Thomas Mann: Democracy Will Win!
“It is a terrible spectacle when the irrational becomes popular,” said Thomas Mann in his famous speech at the Library of Congress in 1943. The resistance of this famous German author is both inspiring and, alas, deeply relevant today, as we witness the fundamental values of democracy once again being called into question by a increasingly virulent populism and nationalism on both sides of the Atlantic that are putting democratic society under massive pressure.
As a polemical contribution to these current debates, the Princeton German Department is hosting the touring exhibition Thomas Mann: Democracy Will Win! whose spatial and metaphorical center is the Thomas Mann House in Pacific Palisades, California. For it was from this sanctuary in exile that Mann campaigned tirelessly for a new understanding of democracy. Today Mann’s West Coast residence is once again at the service of intellectual exchange and transatlantic understanding.
The first part of the exhibition presents the development of Thomas Mann’s political biography from monarchist to powerful opponent of National Socialism and committed fighter for democracy. Photographs, texts, excerpts from the famous radio addresses “To the German Listeners!” and original exhibits trace his intellectual, political and spatial paths.
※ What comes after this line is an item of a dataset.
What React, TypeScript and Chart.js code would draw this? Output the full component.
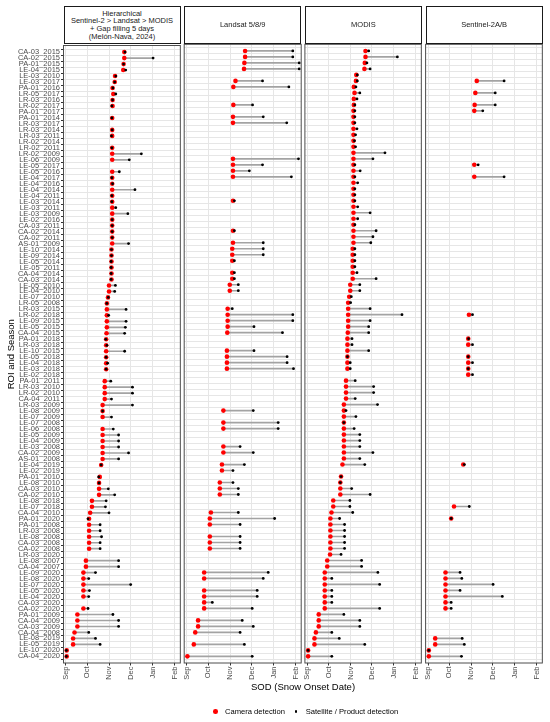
import React, { useEffect, useRef } from "react";
import { Chart, registerables } from "chart.js";

Chart.register(...registerables);

const FONT = "'Liberation Sans', Arial, Helvetica, sans-serif";

// ROI and season, top to bottom
const rowLabels = [
  "CA-03_2015", "CA-02_2015", "PA-01_2015", "LE-04_2015", "LE-03_2010", "LE-03_2017", "PA-01_2016", "LR-05_2017",
  "LR-03_2016", "LR-02_2017", "PA-01_2017", "PA-01_2014", "LR-03_2017", "LR-03_2014", "LR-03_2011", "LR-02_2014",
  "LR-02_2011", "LR-02_2009", "LE-06_2009", "LE-05_2017", "LE-05_2016", "LE-04_2017", "LE-04_2016", "LE-04_2014",
  "LE-04_2011", "LE-03_2014", "LE-03_2011", "LE-03_2009", "LE-02_2016", "CA-03_2011", "CA-02_2014", "CA-02_2011",
  "AS-01_2009", "LE-10_2014", "LE-09_2014", "LE-05_2014", "LE-05_2011", "CA-04_2014", "CA-03_2014", "LE-05_2010",
  "LE-04_2010", "LE-07_2010", "LR-05_2008", "LR-03_2015", "LR-02_2018", "LE-09_2015", "LE-05_2015", "CA-04_2015",
  "PA-01_2018", "LR-03_2018", "LE-10_2015", "LE-05_2018", "LE-04_2018", "LE-03_2018", "LE-02_2018", "PA-01_2011",
  "LR-03_2010", "LR-02_2010", "CA-04_2011", "LR-03_2009", "LE-08_2009", "LE-07_2009", "LE-07_2008", "LE-06_2008",
  "LE-05_2009", "LE-04_2009", "LE-03_2008", "CA-02_2009", "AS-01_2008", "LE-04_2019", "LE-02_2019", "PA-01_2010",
  "LE-08_2010", "CA-03_2010", "CA-02_2010", "LE-08_2018", "LE-07_2018", "CA-04_2010", "PA-01_2020", "PA-01_2008",
  "LR-03_2008", "LE-08_2008", "CA-03_2008", "CA-02_2008", "LR-03_2020", "LE-08_2007", "CA-04_2007", "LE-09_2020",
  "LE-08_2020", "LE-07_2020", "LE-05_2020", "LE-04_2020", "CA-03_2020", "CA-02_2020", "PA-01_2009", "CA-04_2009",
  "CA-03_2009", "CA-04_2008", "LE-08_2019", "LE-05_2019", "LE-10_2020", "CA-04_2020",
];

// Snow onset dates, in days after 1 September
const cameraSOD = [
  82, 82, 81, 80.5, 69, 68.5, 65.5, 66.5, 65.5, 65.5, 65, 65, 65, 65, 65, 65,
  65, 65, 65, 65, 65, 65, 65, 65, 65, 65, 65, 65, 65, 65, 65, 65,
  65, 64, 64, 64, 64, 64, 64, 60.5, 60.5, 59, 57.5, 57.5, 57.5, 57.5, 57.5, 57,
  56.5, 56.5, 56.5, 56.5, 56.5, 56.5, 56.5, 54.5, 54.5, 54.5, 54.5, 51.5, 51.5, 51.5, 51.5, 51.5,
  51.5, 51.5, 51.5, 51.5, 51.5, 49.5, 49.5, 47.5, 46.5, 46.5, 46.5, 36.5, 36.5, 34, 32.5, 32.5,
  32.5, 32.5, 32.5, 32.5, 32, 28, 28, 24.5, 24.5, 24.5, 24.5, 24.5, 24.5, 24.5, 16, 16,
  16, 12, 10, 10, 1, 1,
];

const hierarchicalSOD = [
  83, 122.5, 81, 84, 70, 68.5, 66, 70, 65.5, 64.5, null, 64.5, null, 65, 64, null,
  64.5, 106, 89, null, 75, 64.5, 65.5, 97, 64.5, 64.5, 70, 87, 65, 65, 65, 65,
  88, 64, 64, 63.5, 63.5, 63.5, 63.5, 69.5, 68.5, 59.5, 57.5, 84.5, 60, 84.5, 83.5, 82.5,
  56, 57.5, 82.5, 56.5, 58.5, 56.5, null, 63, 93.5, 93.5, 64, 93.5, 51.5, 64, null, 66.5,
  74, 74, 74, 88, 74, 49.5, null, 46, 46.5, 59.5, 68.5, 56.5, 55.5, 60.5, 31, 48,
  48, 50, 48, 48, null, 74, 74, 41.5, 32, 91, 33, 32, null, 31, 66, 74,
  74, 32, 41.5, 48, 0.5, 0.5,
];

const landsatSOD = [
  149, 149, 158, 158, null, 106.5, 143.5, null, null, 92.5, null, 107.5, 140.5, null, null, null,
  null, null, 157, 106.5, 88, 147, null, null, null, 67, null, null, null, null, 67, null,
  107.5, 107.5, 107.5, 67, null, 67, 67, 72.5, 72.5, null, null, 64, 149, 149, 94.5, 134.5,
  null, null, 94.5, 141, 141, 150, null, null, null, null, null, null, 93.5, null, 128.5, 128.5,
  null, null, 75, 93.5, null, 81, 65, null, 65, 72.5, 72.5, null, null, 72.5, 123.5, 75,
  null, 75, 75, 75, null, null, null, 114.5, 107.5, null, 99, 99, 36, 92, null, 78,
  93.5, 75, null, 81, null, 92,
];

const modisSOD = [
  86.5, 127, 84, 88.5, 70.5, 70.5, 68.5, 74, 70, 67, 67, 67, 67, 70, 68, 66.5,
  68, 109.5, 92.5, 67, 74.5, 67, 71, 67, 67, 67, 71, 88.5, 71, 67, 97, 92.5,
  89.5, 67, 67, 67, 67, 70, 97, 74, 74, 62, 61, 88.5, 133.5, 88.5, 86.5, 86.5,
  63, 63, 86.5, 56.5, 60.5, 60.5, null, 67.5, 93.5, 93.5, 67.5, 99, 54.5, 68.5, 51.5, 66,
  74, 74, 74, 92.5, 74, 81, null, 47.5, 46.5, 62.5, 88.5, 60, 60, 64, 45.5, 52.5,
  52.5, 52.5, 52.5, 52.5, 47.5, 76.5, 76.5, 99.5, 34.5, 102, 34.5, 34.5, 34.5, 102, 51.5, 74,
  74, 34.5, 45, 81, 1, 34.5,
];

const sentinel2SOD = [
  null, null, null, null, null, 107, null, 94.5, null, 94.5, 77, null, null, null, null, null,
  null, null, null, 70.5, null, 107, null, null, null, null, null, null, null, null, null, null,
  null, null, null, null, null, null, null, null, null, null, null, null, 62.5, null, null, null,
  57, 62.5, null, 56.5, 62.5, 56.5, 62.5, null, null, null, null, null, null, null, null, null,
  null, null, null, null, null, 51, null, null, null, null, null, null, 58, null, 32.5, null,
  null, null, null, null, null, null, null, 45, 47.5, 91.5, 45, 104.5, 32.5, 32.5, null, null,
  null, null, 48, 51, 1, 47,
];

const monthTicks = [0, 30, 61, 91, 122, 153];
const monthLabels = ["Sep", "Oct", "Nov", "Dec", "Jan", "Feb"];

const panelTitles = [
  ["Hierarchical", "Sentinel-2 > Landsat > MODIS", "+ Gap filling 5 days", "(Melón-Nava, 2024)"],
  ["Landsat 5/8/9"],
  ["MODIS"],
  ["Sentinel-2A/B"],
];
const panelSeries = [hierarchicalSOD, landsatSOD, modisSOD, sentinel2SOD];

const xTitle = "SOD (Snow Onset Date)";
const yTitle = "ROI and Season";
const legendCamera = "Camera detection";
const legendSatellite = "Satellite / Product detection";

// layout
const PANEL_LEFTS = [63.5, 184.2, 304.9, 425.6];
const PANEL_W = 117;
const PLOT_TOP = 44.3;
const PLOT_BOTTOM = 663;
const CANVAS_TOP = 40;
const X_AXIS_H = 22;
const CANVAS_H = Math.ceil(PLOT_BOTTOM - CANVAS_TOP + X_AXIS_H);
const X_MIN = -3.5;
const X_MAX = 160.8;

const framePlugin = {
  id: "panelFrame",
  afterDraw(chart: any) {
    const { ctx, chartArea: a } = chart;
    ctx.save();
    ctx.strokeStyle = "#4d4d4d";
    ctx.lineWidth = 1;
    ctx.strokeRect(a.left, a.top, a.right - a.left, a.bottom - a.top);
    ctx.restore();
  },
};

function Panel({ sat, plotLeft, showY }: { sat: (number | null)[]; plotLeft: number; showY: boolean }) {
  const ref = useRef<HTMLCanvasElement>(null);
  const canvasLeft = showY ? 0 : Math.floor(plotLeft) - 4;
  const padLeft = showY ? 0 : plotLeft - canvasLeft;
  const canvasW = Math.ceil(plotLeft + PANEL_W) + 4 - canvasLeft;
  const padRight = canvasW - (plotLeft - canvasLeft) - PANEL_W;
  const padTop = PLOT_TOP - CANVAS_TOP;
  const padBottom = CANVAS_H - (PLOT_BOTTOM - CANVAS_TOP) - X_AXIS_H;

  useEffect(() => {
    if (!ref.current) return;
    const idx = rowLabels.map((_, i) => i).filter((i) => sat[i] !== null && sat[i] !== undefined);
    const segData = idx.map((i) => ({ y: i, x: [cameraSOD[i], sat[i] as number] }));
    const camData = idx.map((i) => ({ x: cameraSOD[i], y: i }));
    const satData = idx.map((i) => ({ x: sat[i] as number, y: i }));

    const chart = new Chart(ref.current, {
      type: "bar",
      data: {
        datasets: [
          {
            type: "bar",
            data: segData as any,
            backgroundColor: "#a3a3a3",
            borderWidth: 0,
            barThickness: 1,
            order: 3,
            xAxisID: "x",
            yAxisID: "y",
          } as any,
          {
            type: "scatter",
            indexAxis: "x",
            data: camData,
            pointRadius: 2.3,
            pointBackgroundColor: "#ff0000",
            pointBorderWidth: 0,
            borderWidth: 0,
            order: 2,
            xAxisID: "x",
            yAxisID: "y",
          } as any,
          {
            type: "scatter",
            indexAxis: "x",
            data: satData,
            pointRadius: 1.4,
            pointBackgroundColor: "#000000",
            pointBorderWidth: 0,
            borderWidth: 0,
            order: 1,
            xAxisID: "x",
            yAxisID: "y",
          } as any,
        ],
      },
      options: {
        indexAxis: "y",
        animation: false,
        responsive: false,
        events: [],
        layout: { padding: { left: padLeft, right: padRight, top: padTop, bottom: padBottom } },
        plugins: { legend: { display: false }, tooltip: { enabled: false } },
        scales: {
          x: {
            type: "linear",
            min: X_MIN,
            max: X_MAX,
            bounds: "data",
            afterBuildTicks: (s: any) => {
              s.ticks = monthTicks.map((v) => ({ value: v }));
            },
            afterFit: (s: any) => {
              s.height = X_AXIS_H;
            },
            ticks: {
              autoSkip: false,
              minRotation: 90,
              maxRotation: 90,
              padding: 1,
              color: "#4d4d4d",
              font: { family: FONT, size: 7.5 },
              callback: (v: any) => {
                const k = monthTicks.indexOf(Number(v));
                return k >= 0 ? monthLabels[k] : "";
              },
            },
            grid: { color: "#e6e6e6", lineWidth: 1, tickLength: 2.5, tickColor: "#333333" },
            border: { display: false },
          },
          y: {
            type: "linear",
            min: -0.6,
            max: rowLabels.length - 1 + 0.6,
            reverse: true,
            bounds: "data",
            afterBuildTicks: (s: any) => {
              s.ticks = rowLabels.map((_, i) => ({ value: i }));
            },
            afterFit: (s: any) => {
              s.width = showY ? plotLeft : 0;
            },
            ticks: {
              display: showY,
              autoSkip: false,
              padding: 1,
              color: "#4d4d4d",
              font: { family: FONT, size: 7.5 },
              callback: (v: any) => rowLabels[Number(v)] ?? "",
            },
            grid: { color: "#e6e6e6", lineWidth: 1, drawTicks: showY, tickLength: 2.5, tickColor: "#333333" },
            border: { display: false },
            title: {
              display: showY,
              text: yTitle,
              color: "#000000",
              font: { family: FONT, size: 9.5 },
              padding: { top: 6, bottom: 0 },
            },
          },
        },
      } as any,
      plugins: [framePlugin],
    });
    return () => chart.destroy();
  }, []);

  return (
    <canvas
      ref={ref}
      width={canvasW}
      height={CANVAS_H}
      style={{ position: "absolute", left: canvasLeft, top: CANVAS_TOP, width: canvasW, height: CANVAS_H }}
    />
  );
}

function Strip({ lines, left }: { lines: string[]; left: number }) {
  return (
    <div
      style={{
        position: "absolute",
        left,
        top: 6,
        width: PANEL_W,
        height: PLOT_TOP - 6,
        boxSizing: "border-box",
        border: "1px solid #1a1a1a",
        background: "#ffffff",
        display: "flex",
        flexDirection: "column",
        alignItems: "center",
        justifyContent: "center",
        fontFamily: FONT,
        fontSize: 7.5,
        lineHeight: "7.8px",
        color: "#1a1a1a",
        textAlign: "center",
        whiteSpace: "nowrap",
      }}
    >
      {lines.map((l, i) => (
        <div key={i}>{l}</div>
      ))}
    </div>
  );
}

export default function App() {
  return (
    <div
      style={{
        position: "absolute",
        left: 0,
        top: 0,
        width: 550,
        height: 722,
        background: "#ffffff",
        overflow: "hidden",
        fontFamily: FONT,
      }}
    >
      {panelSeries.map((s, k) => (
        <Panel key={k} sat={s} plotLeft={PANEL_LEFTS[k]} showY={k === 0} />
      ))}
      {panelTitles.map((t, k) => (
        <Strip key={k} lines={t} left={PANEL_LEFTS[k]} />
      ))}
      <div
        style={{
          position: "absolute",
          left: PANEL_LEFTS[0],
          width: PANEL_LEFTS[3] + PANEL_W - PANEL_LEFTS[0],
          top: 681,
          textAlign: "center",
          fontSize: 9.5,
          lineHeight: "12px",
          color: "#000000",
        }}
      >
        {xTitle}
      </div>
      <div style={{ position: "absolute", left: 213.4, top: 709.4, width: 4.6, height: 4.6, borderRadius: "50%", background: "#ff0000" }} />
      <div
        style={{ position: "absolute", left: 225, top: 706.5, fontSize: 7.6, lineHeight: "10px", color: "#000000", whiteSpace: "nowrap" }}
      >
        {legendCamera}
      </div>
      <div style={{ position: "absolute", left: 294.6, top: 710.3, width: 2.8, height: 2.8, borderRadius: "50%", background: "#000000" }} />
      <div
        style={{ position: "absolute", left: 305.7, top: 706.5, fontSize: 7.6, lineHeight: "10px", color: "#000000", whiteSpace: "nowrap" }}
      >
        {legendSatellite}
      </div>
    </div>
  );
}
The second multimedia section connects this history to the present. What makes a political person? How does one become a supporter of democracy? How does one defend one’s stance? Film clips and interviews, tweets and quotes from personalities from politics, popular culture, literature and society – ranging from Greta Thunberg to Saša Stanišić, from Donald Trump to Barack Obama, from Igor Levit to Edward Snowden – illustrate the importance of the question: How can we defend and sustainably strengthen democracy as a responsible model of social organisation? This is a task that is more important than ever today, in times of rampant neo-fascisms, global migration, climate change, and new pandemics.
The exhibition is structured around the terms Beginnings, Zeitgeist, Affirmation, Take Action, and Responsibility which convey some of the ambivalences that even a democratic system cannot eliminate. Thomas Mann’s life offers numerous points of departure for examining the current state, the fragility and the future of democracy – inspired by Mann’s dictum: “DEMOCRACY WILL WIN!”
The exhibition, which is free and open to the public, will be on view November 6-28 in the Lower Hyphen of the East Pyne Building on the Princeton University Campus.